Significance of design thinking in business
There is a sea of competition in the market today, and we are experiencing a changing customer preference. As a result, business organizations are continuously creating new products that resonate with changing customer preferences to boost their sales and remain relevant in their industry.
Whenever a business develops a new product, it requires a workforce, budget and machinery. Business owners can attest that creating a new product is an expensive undertaking. Hence, your new product must address your customers’ needs to ensure that you will get a return on investment. By applying design thinking, you can focus your efforts on solutions that people actually need.
In 2017, a leading global bank sought my team’s help in guiding its top leaders to become more competitive and more active. We brought together the company’s top 500 leaders, which were segmented into the company’s seven top strategic priorities from technology to customer service. We utilized design thinking to help them first understand what the key issues are. Then, we helped them discover key insights related to that topic. Through various creativity and critical thinking techniques, the company’s business leaders successfully generated many different ideas. Then, through iteration, we helped them select the most promising ideas that eventually become its product.
Through design thinking, the global bank developed over 50 new solutions that accelerated initiatives across the company’s business lines. Its business leaders successfully pilot tested 14 projects that drove substantial revenues to the bank. The company also developed several in-person and digital tools to build closer emotional ties with its customers.

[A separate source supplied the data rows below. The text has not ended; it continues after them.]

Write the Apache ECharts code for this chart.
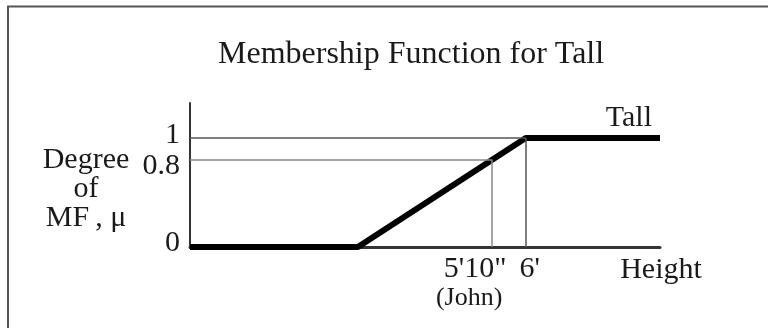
<!DOCTYPE html>
<html>
<head>
<meta charset="utf-8">
<script src="https://cdn.jsdelivr.net/npm/echarts@6/dist/echarts.min.js"></script>
<style>
  html, body { margin: 0; padding: 0; background: #fff; }
  #chart { width: 768px; height: 328px; }
</style>
</head>
<body>
<div id="chart"></div>
<script>
// Height in inches and the fuzzy membership degree for "Tall"
const heights = [52, 62, 72, 80];
const membership = [0, 0, 1, 1];

// John's height (5'10") and his degree of membership
const johnHeight = 70;
const johnDegree = 0.8;
// Height at which membership reaches 1 (6')
const fullHeight = 72;
const fullDegree = 1;

// Tick labels
const johnLabel = '5\'10"';
const johnNote = '(John)';
const fullLabel = "6'";
const yTickValues = [0, 0.8, 1];
const yTickLabels = ['0', '0.8', '1'];

const FONT = "'Liberation Serif', 'DejaVu Serif', serif";
const INK = '#1a1a1a';

const chart = echarts.init(document.getElementById('chart'), null, { renderer: 'canvas' });

const lineData = heights.map((h, i) => [h, membership[i]]);
const xMin = heights[0];
const xMax = heights[heights.length - 1];

// shared settings for the two stacked height axes (one label each)
function heightAxis(extra) {
  return Object.assign({
    type: 'value',
    min: xMin,
    max: xMax,
    position: 'bottom',
    splitLine: { show: false },
    axisTick: { show: false }
  }, extra);
}

chart.setOption({
  backgroundColor: '#fff',
  animation: false,
  title: {
    text: 'Membership Function for Tall',
    left: 213,
    top: 34,
    textStyle: { fontFamily: FONT, fontSize: 32, fontWeight: 'normal', color: INK }
  },
  graphic: [{
    type: 'polyline',
    shape: { points: [[8, 340], [8, 6.5], [780, 6.5]] },
    style: { stroke: '#555', lineWidth: 2, fill: null }
  }],
  grid: { left: 190, right: 108, top: 103, bottom: 81 },
  xAxis: [
    heightAxis({
      axisLine: { lineStyle: { color: '#333', width: 3 } },
      axisLabel: {
        customValues: [johnHeight],
        hideOverlap: false,
        showMinLabel: true,
        showMaxLabel: true,
        margin: 8,
        formatter: function () {
          return '{a|' + johnLabel + '}\n{b|' + johnNote + '}';
        },
        rich: {
          a: { fontFamily: FONT, fontSize: 30, color: INK, lineHeight: 28, padding: [0, 34, 0, 0] },
          b: { fontFamily: FONT, fontSize: 26, color: INK, lineHeight: 30, padding: [0, 46, 0, 0] }
        }
      },
      name: 'Height',
      nameLocation: 'end',
      nameGap: 1,
      nameTextStyle: {
        fontFamily: FONT, fontSize: 30, color: INK,
        align: 'center', verticalAlign: 'top', padding: [8, 0, 0, 0]
      }
    }),
    heightAxis({
      axisLine: { show: false },
      axisLabel: {
        customValues: [fullHeight],
        hideOverlap: false,
        showMinLabel: true,
        showMaxLabel: true,
        margin: 8,
        formatter: function () { return '{c|' + fullLabel + '}'; },
        rich: {
          c: { fontFamily: FONT, fontSize: 30, color: INK, lineHeight: 28, padding: [0, 0, 0, 8] }
        }
      }
    })
  ],
  yAxis: {
    type: 'value',
    min: 0,
    max: 1.32,
    splitLine: { show: false },
    axisTick: { show: false },
    axisLine: { lineStyle: { color: '#333', width: 2 } },
    axisLabel: {
      customValues: yTickValues,
      hideOverlap: false,
      showMinLabel: true,
      showMaxLabel: true,
      margin: 10,
      fontFamily: FONT,
      fontSize: 30,
      color: INK,
      formatter: function (v) {
        const i = yTickValues.indexOf(v);
        const key = v === 0 ? 'z' : (v === 1 ? 'o' : 'm');
        return '{' + key + '|' + yTickLabels[i] + '}';
      },
      rich: {
        z: { fontFamily: FONT, fontSize: 30, color: INK, padding: [0, 0, 8, 0] },
        m: { fontFamily: FONT, fontSize: 30, color: INK, padding: [12, 0, 0, 0] },
        o: { fontFamily: FONT, fontSize: 30, color: INK, padding: [0, 0, 6, 0] }
      }
    },
    // leading blank line drops the three-line caption below the axis middle
    name: '\nDegree\nof\nMF\u2009, \u03bc',
    nameLocation: 'middle',
    nameRotate: 0,
    nameGap: 104,
    nameTextStyle: {
      fontFamily: FONT, fontSize: 30, color: INK, lineHeight: 29,
      align: 'center', verticalAlign: 'middle'
    }
  },
  series: [
    {
      // thin guide lines for John's reading and the 6' threshold
      type: 'line',
      data: [],
      silent: true,
      z: 1,
      markLine: {
        silent: true,
        symbol: 'none',
        label: { show: false },
        data: [
          [{ coord: [xMin, fullDegree], lineStyle: { color: '#555', width: 1.5, type: 'solid' } }, { coord: [fullHeight, fullDegree] }],
          [{ coord: [xMin, johnDegree], lineStyle: { color: '#888', width: 1.5, type: 'solid' } }, { coord: [johnHeight, johnDegree] }],
          [{ coord: [johnHeight, 0], lineStyle: { color: '#888', width: 1.5, type: 'solid' } }, { coord: [johnHeight, johnDegree] }],
          [{ coord: [fullHeight, 0], lineStyle: { color: '#555', width: 1.5, type: 'solid' } }, { coord: [fullHeight, fullDegree] }]
        ]
      }
    },
    {
      type: 'line',
      z: 3,
      symbol: 'none',
      lineStyle: { color: '#000', width: 6, join: 'round' },
      data: lineData,
      endLabel: {
        show: true,
        formatter: 'Tall',
        distance: 0,
        align: 'right',
        verticalAlign: 'bottom',
        offset: [-8, -5],
        fontFamily: FONT,
        fontSize: 30,
        color: INK
      }
    }
  ]
});
</script>
</body>
</html>
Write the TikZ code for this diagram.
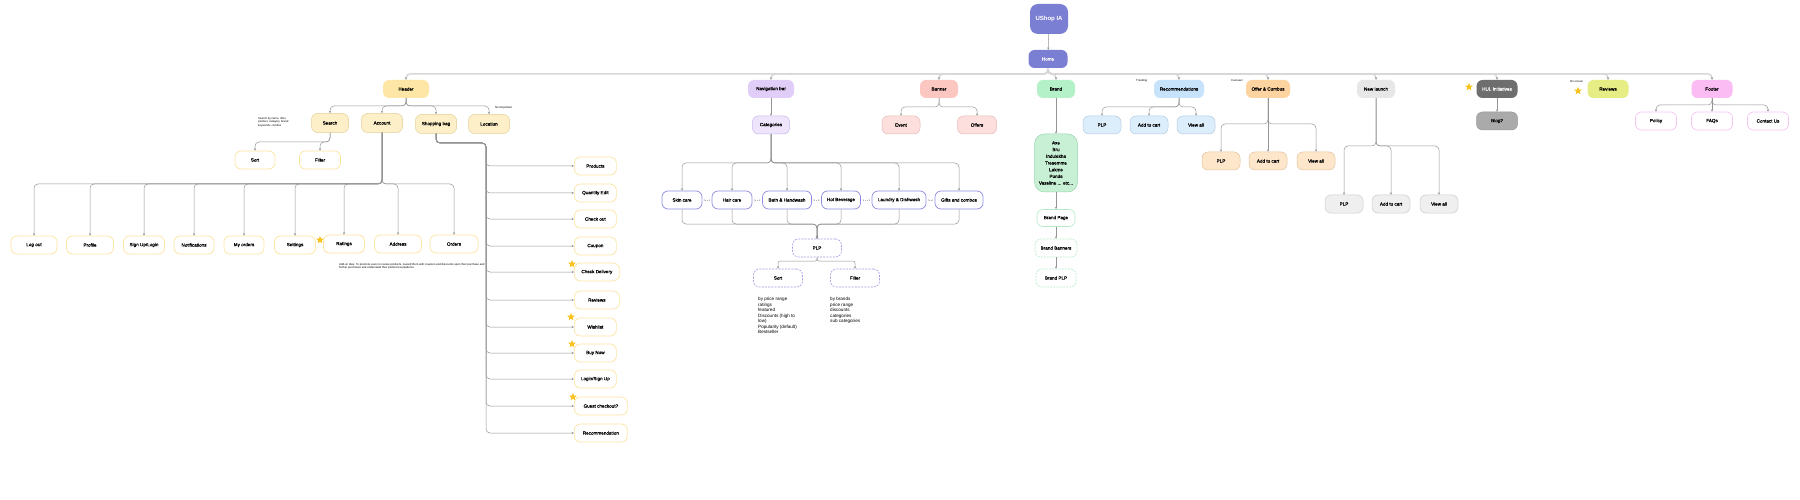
\documentclass[tikz,border=0pt]{standalone}
\usepackage{fontspec}
\setmainfont{Liberation Sans}
\newfontfamily\medfont{Liberation Sans}[FakeBold=0.45]
\usetikzlibrary{arrows.meta,shapes.geometric,calc}
\definecolor{ia}{HTML}{7B7FD3}
\definecolor{hdr}{HTML}{FEE7A6}
\definecolor{hdrc}{HTML}{FDEFC8}
\definecolor{hdrcd}{HTML}{E3CF98}
\definecolor{ylw}{HTML}{FCE5A0}
\definecolor{nav}{HTML}{E1CEF8}
\definecolor{navc}{HTML}{EEE4FB}
\definecolor{navcd}{HTML}{C8B6EA}
\definecolor{catb}{HTML}{8E8BDF}
\definecolor{plpd}{HTML}{A19EEA}
\definecolor{ban}{HTML}{FCC6C1}
\definecolor{banc}{HTML}{FDE0DE}
\definecolor{bancd}{HTML}{E4BAB6}
\definecolor{brandc}{HTML}{B4F1C9}
\definecolor{brandl}{HTML}{C7F0D4}
\definecolor{brandd}{HTML}{99D7AE}
\definecolor{brandw}{HTML}{B3EAC5}
\definecolor{rec}{HTML}{C6E3FB}
\definecolor{recc}{HTML}{DCEDFC}
\definecolor{reccd}{HTML}{B2CDE4}
\definecolor{off}{HTML}{FDD3A0}
\definecolor{offc}{HTML}{FDE6CA}
\definecolor{offcd}{HTML}{E3C39C}
\definecolor{nl}{HTML}{E7E7E7}
\definecolor{nlc}{HTML}{EFEFEF}
\definecolor{nlcd}{HTML}{CCCCCC}
\definecolor{hul}{HTML}{6E6E6E}
\definecolor{blog}{HTML}{AAAAAA}
\definecolor{blogd}{HTML}{999999}
\definecolor{rev}{HTML}{E6ED85}
\definecolor{foot}{HTML}{FBBCF3}
\definecolor{footd}{HTML}{F7C2F0}
\definecolor{gold}{HTML}{F8C31F}
\definecolor{linec}{HTML}{959595}
\definecolor{busc}{HTML}{D8D8D8}
\newcommand\fs{\medfont\fontsize{4.6}{5.5}\selectfont}
\begin{document}
\begin{tikzpicture}[x=1pt,y=-1pt,
 box/.style={rectangle, rounded corners=6pt, minimum height=18pt, inner sep=1pt, font=\fs, align=center},
 wd/.style={minimum width=#1pt},
 arr/.style={draw=linec, line width=0.5pt, rounded corners=4pt, -{Stealth[length=2.4pt,width=2.2pt]}},
 busline/.style={draw=busc, line width=1.5pt, rounded corners=4pt, -{Stealth[length=2.6pt,width=2.4pt,color=linec]}},
 dbl/.style={draw=linec!70, line width=0.4pt, dash pattern=on 1pt off 1pt, {Stealth[length=1.4pt,width=1.4pt]}-{Stealth[length=1.4pt,width=1.4pt]}, shorten <=1.5pt, shorten >=1.5pt},
 note/.style={font=\fontsize{2.8}{3.6}\selectfont, align=left, inner sep=0pt, anchor=north west},
 desc/.style={font=\fontsize{4.6}{5.5}\selectfont, align=left, inner sep=0pt, anchor=north west},
 goldstar/.style={star, star points=5, star point ratio=2.2, fill=gold, draw=none, minimum size=8pt, inner sep=0pt},
 ychild/.style={box, fill=white, draw=ylw, line width=0.7pt, minimum height=18pt},
 hchild/.style={box, fill=hdrc, draw=hdrcd, line width=0.5pt, minimum height=19pt},
 cat/.style={box, fill=white, draw=catb, line width=0.7pt},
 dplp/.style={box, fill=white, draw=plpd, line width=0.6pt, dash pattern=on 2pt off 1.2pt},
]
\useasboundingbox[fill=white] (0,0) rectangle (1800,500);
\coordinate (busY) at (0,74);

% top
\node[box, fill=ia, text=white, wd=38, minimum height=30pt, rounded corners=8pt, font=\bfseries\fontsize{6}{7}\selectfont] (ushop) at (1049,19) {UShop IA};
\node[box, fill=ia, text=white, wd=39] (home) at (1048,59) {Home};
\draw[arr] (ushop) -- (home);

% section nodes
\node[box, fill=hdr, wd=46] (header) at (406,89) {Header};
\node[box, fill=nav, wd=46] (navbar) at (771,89) {Navigation bar};
\node[box, fill=ban, wd=38] (banner) at (939,89) {Banner};
\node[box, fill=brandc, wd=38] (brand) at (1056,89) {Brand};
\node[box, fill=rec, wd=50] (recs) at (1179,89) {Recommendations};
\node[box, fill=off, wd=44] (offers) at (1268,89) {Offer \& Combos};
\node[box, fill=nl, wd=38] (newl) at (1376,89) {New launch};
\node[box, fill=hul, text=white, wd=41] (hul) at (1497,89) {HUL Initiatives};
\node[box, fill=rev, wd=41] (reviews) at (1608,89) {Reviews};
\node[box, fill=foot, wd=41] (footer) at (1712,89) {Footer};

\foreach \s in {header,navbar,banner,brand,recs,offers,newl,hul,reviews,footer}
  \draw[busline] (home.south) |- (\s.north |- busY) -- (\s.north);

% Header children
\node[hchild, wd=37] (search) at (330,123) {Search};
\node[hchild, wd=41] (account) at (382,123) {Account};
\node[hchild, wd=41] (bag) at (436,124) {Shopping bag};
\node[hchild, wd=41] (location) at (489,124) {Location};
\coordinate (hb) at (0,106);
\foreach \c in {search,account,bag,location}
  \draw[arr] (header.south) |- (\c.north |- hb) -- (\c.north);
\node[note] (searchnote) at (258,117) {Search by name, offer,\\product, category, brand\\keywords, combos};
\node[note] (locnote) at (495,106) {Not important};

% Search children
\node[ychild, wd=40] (ssort) at (255,160) {Sort};
\node[ychild, wd=41] (sfilter) at (320,160) {Filter};
\coordinate (sb) at (0,142);
\foreach \c in {ssort,sfilter}
  \draw[arr] (search.south) |- (\c.north |- sb) -- (\c.north);

% Account children
\node[ychild, wd=46] (logout) at (34,245) {Log out};
\node[ychild, wd=47] (profile) at (90,245) {Profile};
\node[ychild, wd=41] (signup) at (144,245) {Sign Up/Login};
\node[ychild, wd=40] (notif) at (194,245) {Notifications};
\node[ychild, wd=40] (myorders) at (244,245) {My orders};
\node[ychild, wd=41] (settings) at (295,245) {Settings};
\node[ychild, wd=41] (ratings) at (344,244) {Ratings};
\node[ychild, wd=47] (address) at (398,244) {Address};
\node[ychild, wd=48] (orders) at (454,244) {Orders};
\coordinate (ab) at (0,184);
\foreach \c in {logout,profile,signup,notif,myorders,settings,ratings,address,orders}
  \draw[arr] (account.south) |- (\c.north |- ab) -- (\c.north);
\node[goldstar] (star1) at (320,240) {};
\node[note] (ratenote) at (339,263) {Add-on idea: To promote users to review products, reward them with coupons and discounts upon their purchase and\\further purchases and understand their preferences/patterns};

% Shopping bag children
\coordinate (spine) at (486,143);
\node[ychild, wd=42, anchor=west] (products) at (574,166) {Products};
\node[ychild, wd=42, anchor=west] (qty) at (574,193) {Quantity Edit};
\node[ychild, wd=42, anchor=west] (checkout) at (574,219) {Check out};
\node[ychild, wd=42, anchor=west] (coupon) at (574,246) {Coupon};
\node[ychild, wd=45, anchor=west] (delivery) at (574,272) {Check Delivery};
\node[ychild, wd=45, anchor=west] (breviews) at (574,300) {Reviews};
\node[ychild, wd=42, anchor=west] (wishlist) at (574,327) {Wishlist};
\node[ychild, wd=42, anchor=west] (buynow) at (574,353) {Buy Now};
\node[ychild, wd=42, anchor=west] (blogin) at (574,379) {Login/Sign Up};
\node[ychild, wd=53, anchor=west] (guest) at (574,406) {Guest checkout?};
\node[ychild, wd=53, anchor=west] (brec) at (574,433) {Recommendation};
\foreach \c in {products,qty,checkout,coupon,delivery,breviews,wishlist,buynow,blogin,guest,brec}
  \draw[arr] (bag.south) |- (spine) |- (\c.west);
\node[goldstar] (star2) at (572,264) {};
\node[goldstar] (star3) at (571,317) {};
\node[goldstar] (star4) at (572,344) {};
\node[goldstar] (star5) at (573,397) {};

% Navigation bar
\node[box, fill=navc, draw=navcd, line width=0.5pt, wd=37] (categ) at (771,125) {Categories};
\draw[arr] (navbar) -- (categ);
\node[cat, wd=40] (skin) at (682,200) {Skin care};
\node[cat, wd=40] (hair) at (732,200) {Hair care};
\node[cat, wd=49] (bath) at (787,200) {Bath \& Handwash};
\node[cat, wd=39] (hot) at (841,200) {Hot Beverage};
\node[cat, wd=54] (laundry) at (899,200) {Laundry \& Dishwash};
\node[cat, wd=48] (gifts) at (959,200) {Gifts and combos};
\coordinate (cb) at (0,163);
\foreach \c in {skin,hair,bath,hot,laundry,gifts}
  \draw[arr] (categ.south) |- (\c.north |- cb) -- (\c.north);
\draw[dbl] (skin.east) -- (hair.west);
\draw[dbl] (hair.east) -- (bath.west);
\draw[dbl] (bath.east) -- (hot.west);
\draw[dbl] (hot.east) -- (laundry.west);
\draw[dbl] (laundry.east) -- (gifts.west);
\node[dplp, wd=49] (plp) at (817,248) {PLP};
\coordinate (pb) at (0,224);
\foreach \c in {skin,hair,bath,hot,laundry,gifts}
  \draw[arr] (\c.south) |- (plp.north |- pb) -- (plp.north);
\node[dplp, wd=49] (psort) at (778,278) {Sort};
\node[dplp, wd=49] (pfilter) at (855,278) {Filter};
\coordinate (qb) at (0,261);
\foreach \c in {psort,pfilter}
  \draw[arr, rounded corners=2pt] (plp.south) |- (\c.north |- qb) -- (\c.north);
\node[desc] (sorttxt) at (758,297) {by price range\\ratings\\featured\\Discounts (high to\\low)\\Popularity (default)\\Bestseller};
\node[desc] (filtertxt) at (830,297) {by brands\\price range\\discounts\\categories\\sub categories};

% Banner
\node[box, fill=banc, draw=bancd, line width=0.5pt, wd=38] (event) at (901,125) {Event};
\node[box, fill=banc, draw=bancd, line width=0.5pt, wd=39] (boffers) at (977,125) {Offers};
\coordinate (bb) at (0,107);
\foreach \c in {event,boffers}
  \draw[arr] (banner.south) |- (\c.north |- bb) -- (\c.north);

% Brand
\node[box, fill=brandl, draw=brandd, line width=0.5pt, wd=43, minimum height=58pt, rounded corners=10pt, font=\medfont\fontsize{4.6}{6.7}\selectfont] (brandlist) at (1056,163) {Axe\\Bru\\Indulekha\\Tresemme\\Lakme\\Ponds\\Vaseline ... etc...};
\node[box, fill=white, draw=brandw, line width=0.6pt, wd=38, minimum height=17pt] (brandpage) at (1056,218) {Brand Page};
\node[box, fill=white, draw=brandw, line width=0.6pt, dash pattern=on 2pt off 1.2pt, wd=42] (brandban) at (1056,248) {Brand Banners};
\node[box, fill=white, draw=brandw, line width=0.6pt, dash pattern=on 2pt off 1.2pt, wd=40] (brandplp) at (1056,278) {Brand PLP};
\draw[arr] (brand) -- (brandlist);
\draw[arr] (brandlist) -- (brandpage);
\draw[arr] (brandpage) -- (brandban);
\draw[arr] (brandban) -- (brandplp);

% Recommendations
\node[box, fill=recc, draw=reccd, line width=0.5pt, wd=38] (rplp) at (1102,125) {PLP};
\node[box, fill=recc, draw=reccd, line width=0.5pt, wd=38] (rcart) at (1149,125) {Add to cart};
\node[box, fill=recc, draw=reccd, line width=0.5pt, wd=38] (rview) at (1196,125) {View all};
\coordinate (rb) at (0,107);
\foreach \c in {rplp,rcart,rview}
  \draw[arr] (recs.south) |- (\c.north |- rb) -- (\c.north);
\node[note] (recnote) at (1136,79) {Trending};

% Offer & Combos
\node[box, fill=offc, draw=offcd, line width=0.5pt, wd=38] (oplp) at (1221,161) {PLP};
\node[box, fill=offc, draw=offcd, line width=0.5pt, wd=38] (ocart) at (1268,161) {Add to cart};
\node[box, fill=offc, draw=offcd, line width=0.5pt, wd=38] (oview) at (1316,161) {View all};
\coordinate (ob) at (0,124);
\foreach \c in {oplp,ocart,oview}
  \draw[arr] (offers.south) |- (\c.north |- ob) -- (\c.north);
\node[note] (offnote) at (1231,79) {Carousel};

% New launch
\node[box, fill=nlc, draw=nlcd, line width=0.5pt, wd=38] (nplp) at (1344,204) {PLP};
\node[box, fill=nlc, draw=nlcd, line width=0.5pt, wd=38] (ncart) at (1391,204) {Add to cart};
\node[box, fill=nlc, draw=nlcd, line width=0.5pt, wd=38] (nview) at (1439,204) {View all};
\coordinate (nb) at (0,146);
\foreach \c in {nplp,ncart,nview}
  \draw[arr] (newl.south) |- (\c.north |- nb) -- (\c.north);

% HUL
\node[box, fill=blog, draw=blogd, line width=0.5pt, wd=41] (blogn) at (1497,121) {Blog?};
\draw[arr] (hul) -- (blogn);
\node[goldstar] (star6) at (1469,87) {};

% Reviews
\node[goldstar] (star7) at (1578,91) {};
\node[note] (revnote) at (1570,80) {On screen};

% Footer
\node[box, fill=white, draw=footd, line width=0.7pt, wd=41] (policy) at (1656,121) {Policy};
\node[box, fill=white, draw=footd, line width=0.7pt, wd=41] (faqs) at (1712,121) {FAQs};
\node[box, fill=white, draw=footd, line width=0.7pt, wd=41] (contact) at (1768,121) {Contact Us};
\coordinate (fb) at (0,105);
\foreach \c in {policy,faqs,contact}
  \draw[arr] (footer.south) |- (\c.north |- fb) -- (\c.north);
\end{tikzpicture}
\end{document}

The global bank’s experience only emphasizes the value of embracing design thinking in your business. It also highlighted that design thinking should start from the top leaders of the company.
Executives must embrace design thinking
Design thinking is a well-proven approach to problem-solving. However, design thinking should start from the top of the company, then trickle down to other organization members. It is the role of executives to integrate design thinking in all the company’s processes. They are responsible for helping embed it on their team’s DNA.
Moreover, strong leadership is essential in implementing design thinking in your business. The role of executives is vital in helping employees cope with the discomfort associated with design thinking. However, executives can only guide other members within the organization if they embrace design thinking. You can never effectively preach something you do not believe in.
Hackett noted that among the challenges that a design thinking leader will face, one of the biggest is that no one seems to understand what you are talking about at first. He recalled when he was with a furniture company, he told the business that if the computer becomes mobile, people will no longer need office desks. Nowadays, with the advent of smartphones and tablets, your workstation no longer revolves around your office desk. It revolves around your smart devices. Most people within the organization will fail to see that the organization needs to transform and adapt to a world where everyone’s moving with their computing.
Like in a garden, you will observe that everything will compete for sunlight and moisture. So, what are you doing to have an advantage? He emphasized that plants will mutate to get more sunlight and moisture. So, in business, you need to change your fitness to thrive. He noted that you need to realize that a product was fit for purpose but it is not. Organizations need design-thinking leaders to ensure that their product remains relevant to the ever-changing taste of the consumer and business landscape.